Jul 06, 2022
I enjoyed the bantery character interactions, and the characters came off pretty distinctly. Furthermore, the mention of the War School and its mechanics of conscription for education were a neat way to justify and build up the scenario. That being said, I really feel that this chapter needed some more set dressing and character description spread throughout-
As it stands, it was mostly rapid-fire dialogue without breaks for body language or reiterating on a character's traits through their gestures (eg, what if "Aubrey shook her head, sending a clatter through the woven beads on her blond braids." We sort of only get a rapid description of Marissa and Aubrey before the dialogue keeps going, so I feel like reiterating on their traits might help amid the information density you're trying to convey. Otherwise, the dialogue is broken only sparsely by interaction with the environment of what seemed like an inescapable war, and most specifically only during the first scene with Shiera and Kori.

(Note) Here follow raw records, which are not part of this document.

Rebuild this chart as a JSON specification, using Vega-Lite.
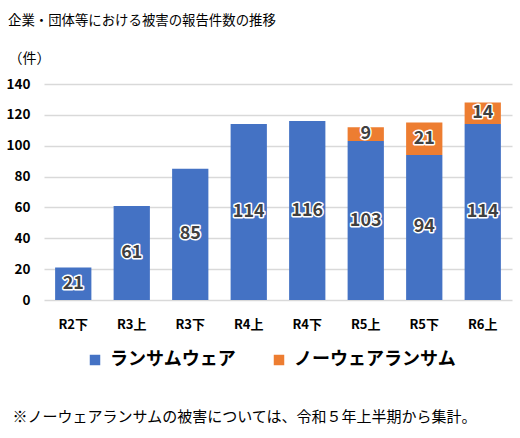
{
  "$schema": "https://vega.github.io/schema/vega-lite/v6.json",
  "width": 468,
  "height": 216,
  "autosize": {"type": "none"},
  "padding": {"left": 44, "top": 84, "right": 8, "bottom": 138},
  "background": "white",
  "config": {
    "font": "Noto Sans CJK JP",
    "view": {"stroke": null}
  },
  "title": {
    "text": "企業・団体等における被害の報告件数の推移",
    "anchor": "start",
    "frame": "group",
    "dx": -36,
    "offset": 24,
    "fontSize": 13.4,
    "fontWeight": "normal",
    "color": "#000000"
  },
  "data": {
    "values": [
      {"period": "R2下", "series": "ランサムウェア", "count": 21},
      {"period": "R3上", "series": "ランサムウェア", "count": 61},
      {"period": "R3下", "series": "ランサムウェア", "count": 85},
      {"period": "R4上", "series": "ランサムウェア", "count": 114},
      {"period": "R4下", "series": "ランサムウェア", "count": 116},
      {"period": "R5上", "series": "ランサムウェア", "count": 103},
      {"period": "R5下", "series": "ランサムウェア", "count": 94},
      {"period": "R6上", "series": "ランサムウェア", "count": 114},
      {"period": "R5上", "series": "ノーウェアランサム", "count": 9},
      {"period": "R5下", "series": "ノーウェアランサム", "count": 21},
      {"period": "R6上", "series": "ノーウェアランサム", "count": 14}
    ]
  },
  "transform": [
    {
      "stack": "count",
      "groupby": ["period"],
      "sort": [{"field": "series", "order": "descending"}],
      "as": ["s0", "s1"]
    }
  ],
  "encoding": {
    "x": {
      "field": "period",
      "type": "nominal",
      "sort": ["R2下", "R3上", "R3下", "R4上", "R4下", "R5上", "R5下", "R6上"],
      "scale": {"paddingInner": 0.38, "paddingOuter": 0.19},
      "axis": {
        "labelAngle": 0,
        "labelFontSize": 13,
        "labelFontWeight": "bold",
        "labelColor": "#000000",
        "labelPadding": 18,
        "ticks": false,
        "domain": false,
        "title": "※ノーウェアランサムの被害については、令和５年上半期から集計。",
        "titleFontSize": 15,
        "titleFontWeight": "normal",
        "titleColor": "#000000",
        "titleAnchor": "start",
        "titleAlign": "left",
        "titleBaseline": "middle",
        "titleX": -32,
        "titleY": 116
      }
    }
  },
  "layer": [
    {
      "mark": {"type": "bar"},
      "encoding": {
        "y": {
          "field": "s0",
          "type": "quantitative",
          "scale": {"domain": [0, 140], "nice": false},
          "axis": {
            "values": [0, 20, 40, 60, 80, 100, 120, 140],
            "labelOverlap": false,
            "labelFontSize": 13.5,
            "labelFontWeight": "bold",
            "labelColor": "#000000",
            "labelPadding": 14,
            "ticks": false,
            "domain": false,
            "grid": true,
            "gridColor": "#d9d9d9",
            "gridWidth": 1.5,
            "title": "（件）",
            "titleAngle": 0,
            "titleFontSize": 14,
            "titleFontWeight": "normal",
            "titleColor": "#000000",
            "titleAlign": "left",
            "titleBaseline": "middle",
            "titleX": -36,
            "titleY": -26
          }
        },
        "y2": {"field": "s1"},
        "color": {
          "field": "series",
          "type": "nominal",
          "scale": {
            "domain": ["ランサムウェア", "ノーウェアランサム"],
            "range": ["#4472C4", "#ED7D31"]
          },
          "legend": {
            "title": null,
            "orient": "none",
            "direction": "horizontal",
            "legendX": 42,
            "legendY": 267,
            "symbolType": "square",
            "symbolSize": 110,
            "symbolStrokeWidth": 0,
            "symbolOpacity": 1,
            "labelFontSize": 18,
            "labelFontWeight": "bold",
            "labelColor": "#000000",
            "labelOffset": 6,
            "columnPadding": 34,
            "labelLimit": 300
          }
        }
      }
    },
    {
      "transform": [
        {"fold": ["s0", "s1"], "as": ["edge", "pos"]},
        {
          "aggregate": [
            {"op": "mean", "field": "pos", "as": "mid"},
            {"op": "max", "field": "count", "as": "n"}
          ],
          "groupby": ["period", "series"]
        }
      ],
      "mark": {
        "type": "text",
        "fontSize": 18,
        "fontWeight": "bold",
        "baseline": "middle",
        "stroke": "#ffffff",
        "strokeWidth": 3,
        "strokeJoin": "round",
        "fill": "#ffffff"
      },
      "encoding": {
        "y": {
          "field": "mid",
          "type": "quantitative",
          "scale": {"domain": [0, 140], "nice": false},
          "axis": {
            "values": [0, 20, 40, 60, 80, 100, 120, 140],
            "labelOverlap": false,
            "labelFontSize": 13.5,
            "labelFontWeight": "bold",
            "labelColor": "#000000",
            "labelPadding": 14,
            "ticks": false,
            "domain": false,
            "grid": true,
            "gridColor": "#d9d9d9",
            "gridWidth": 1.5,
            "title": "（件）",
            "titleAngle": 0,
            "titleFontSize": 14,
            "titleFontWeight": "normal",
            "titleColor": "#000000",
            "titleAlign": "left",
            "titleBaseline": "middle",
            "titleX": -36,
            "titleY": -26
          }
        },
        "text": {"field": "n", "type": "quantitative"}
      }
    },
    {
      "transform": [
        {"fold": ["s0", "s1"], "as": ["edge", "pos"]},
        {
          "aggregate": [
            {"op": "mean", "field": "pos", "as": "mid"},
            {"op": "max", "field": "count", "as": "n"}
          ],
          "groupby": ["period", "series"]
        }
      ],
      "mark": {
        "type": "text",
        "fontSize": 18,
        "fontWeight": "bold",
        "baseline": "middle",
        "fill": "#404040"
      },
      "encoding": {
        "y": {
          "field": "mid",
          "type": "quantitative",
          "scale": {"domain": [0, 140], "nice": false},
          "axis": {
            "values": [0, 20, 40, 60, 80, 100, 120, 140],
            "labelOverlap": false,
            "labelFontSize": 13.5,
            "labelFontWeight": "bold",
            "labelColor": "#000000",
            "labelPadding": 14,
            "ticks": false,
            "domain": false,
            "grid": true,
            "gridColor": "#d9d9d9",
            "gridWidth": 1.5,
            "title": "（件）",
            "titleAngle": 0,
            "titleFontSize": 14,
            "titleFontWeight": "normal",
            "titleColor": "#000000",
            "titleAlign": "left",
            "titleBaseline": "middle",
            "titleX": -36,
            "titleY": -26
          }
        },
        "text": {"field": "n", "type": "quantitative"}
      }
    }
  ]
}
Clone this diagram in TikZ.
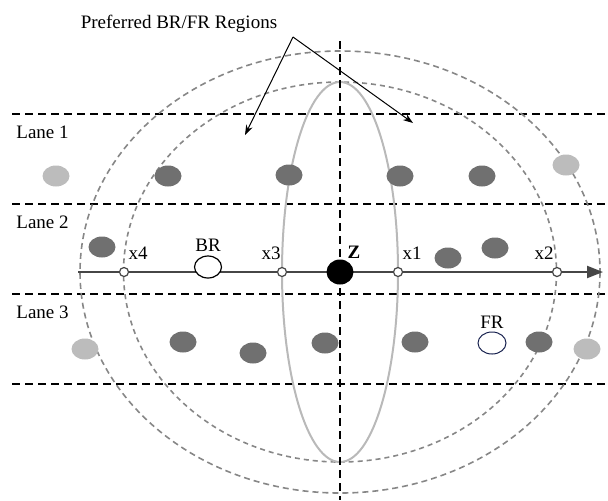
\documentclass[tikz,border=0pt]{standalone}
\usepackage{fontspec}
\setmainfont{Liberation Serif}
\usetikzlibrary{positioning, shapes.geometric, arrows.meta}
\definecolor{cardark}{RGB}{112,112,112}
\definecolor{carlight}{RGB}{188,188,188}
\definecolor{ringgray}{RGB}{135,135,135}
\definecolor{axisgray}{RGB}{70,70,70}
\definecolor{frblue}{RGB}{25,35,80}
\tikzset{
    car/.style={ellipse, fill=cardark, minimum width=13.5pt, minimum height=10.5pt, inner sep=0pt},
    faded/.style={car, fill=carlight},
    xpoint/.style={circle, draw=axisgray, fill=white, line width=0.6pt, minimum size=4.5pt, inner sep=0pt},
    lanesep/.style={dash pattern=on 4pt off 2.5pt, line width=0.6pt},
    ring/.style={draw=ringgray, dash pattern=on 3pt off 2pt, line width=0.8pt},
    lbl/.style={font=\fontsize{9.5}{11}\selectfont, inner sep=1pt}
}

\begin{document}
\begin{tikzpicture}[x=0.5pt, y=-0.5pt]
      \useasboundingbox (0,0) rectangle (608,500);
      \coordinate (c) at (340,272);

      % lanes
      \foreach \yy in {114,204,294,384}
        \draw[lanesep] (12,\yy) -- (608,\yy);
      \node[lbl, anchor=west] (lane1) at (14,132) {Lane 1};
      \node[lbl, anchor=west] (lane2) at (14,222) {Lane 2};
      \node[lbl, anchor=west] (lane3) at (14,312) {Lane 3};

      % regions
      \draw[ring] (c) ellipse [x radius=260, y radius=221];
      \draw[ring, dash pattern=on 2.5pt off 2pt] (c) ellipse [x radius=216.5, y radius=190];
      \draw[draw=gray!55, line width=1pt] (c) ellipse [x radius=58, y radius=190];
      \draw[lanesep] (340,41) -- (340,500);

      % axis
      \coordinate (axstart) at (78,272);
      \coordinate (axend) at (603,272);
      \draw[axisgray, line width=1.1pt, -{Triangle[length=8pt, width=6pt]}] (axstart) -- (axend);

      % cars
      \node[faded] (a1) at (56,176) {};
      \node[car] (a2) at (168,176) {};
      \node[car] (a3) at (289,175) {};
      \node[car] (a4) at (400,176) {};
      \node[car] (a5) at (482,176) {};
      \node[faded] (a6) at (566,165) {};
      \node[car] (b1) at (102,247) {};
      \node[car] (b2) at (448,258) {};
      \node[car] (b3) at (495,248) {};
      \node[faded] (c1) at (85,349) {};
      \node[car] (c2) at (183,342) {};
      \node[car] (c3) at (253,353) {};
      \node[car] (c4) at (325,343) {};
      \node[car] (c5) at (415,342) {};
      \node[car] (c6) at (539,342) {};
      \node[faded] (c7) at (587,349) {};

      % vehicles on the axis
      \node[ellipse, fill=black, minimum width=13.5pt, minimum height=12.5pt, inner sep=0pt] (Z) at (c) {};
      \node[ellipse, draw=black, fill=white, line width=0.6pt, minimum width=13.5pt, minimum height=11pt, inner sep=0pt] (BR) at (208,267) {};
      \node[ellipse, draw=frblue, fill=white, line width=0.5pt, minimum width=14pt, minimum height=11pt, inner sep=0pt] (FR) at (492,343) {};
      \node[lbl, font=\fontsize{9.5}{11}\selectfont\bfseries] (zl) at (354,252) {Z};
      \node[lbl] (brl) [above=0.5pt of BR] {BR};
      \node[lbl] (frl) [above=0.5pt of FR] {FR};

      \node[xpoint] (x4) at (124,272) {};
      \node[xpoint] (x3) at (282,272) {};
      \node[xpoint] (x1) at (398,272) {};
      \node[xpoint] (x2) at (557,272) {};
      \node[lbl] (x4l) at (138,253) {x4};
      \node[lbl] (x3l) at (271,253) {x3};
      \node[lbl] (x1l) at (412,253) {x1};
      \node[lbl] (x2l) at (544,253) {x2};

      % callout
      \node[lbl] (pref) at (179,24) {Preferred BR/FR Regions};
      \coordinate (apex) at (293,37);
      \coordinate (regl) at (245,135);
      \coordinate (regr) at (413,123);
      \draw[line width=0.5pt, -{Stealth[length=5pt, width=3.5pt]}] (apex) -- (regl);
      \draw[line width=0.5pt, -{Stealth[length=5pt, width=3.5pt]}] (apex) -- (regr);
\end{tikzpicture}
\end{document}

The concept of a human vs specter border skirmish is pretty neat, so I really want to see and feel more of this battlefield and to understand its terms of engagement. In the current draft, most of what we got was delivered almost entirely in Kori and Shiera's light-hearted banter, if that makes sense.
Ultimately, I'm still engaged with the concept, as the way you set up the magic school is pretty exciting. Your narration in the last chapter was quite strong so I foresee some cool imagery when we get to a calmer location.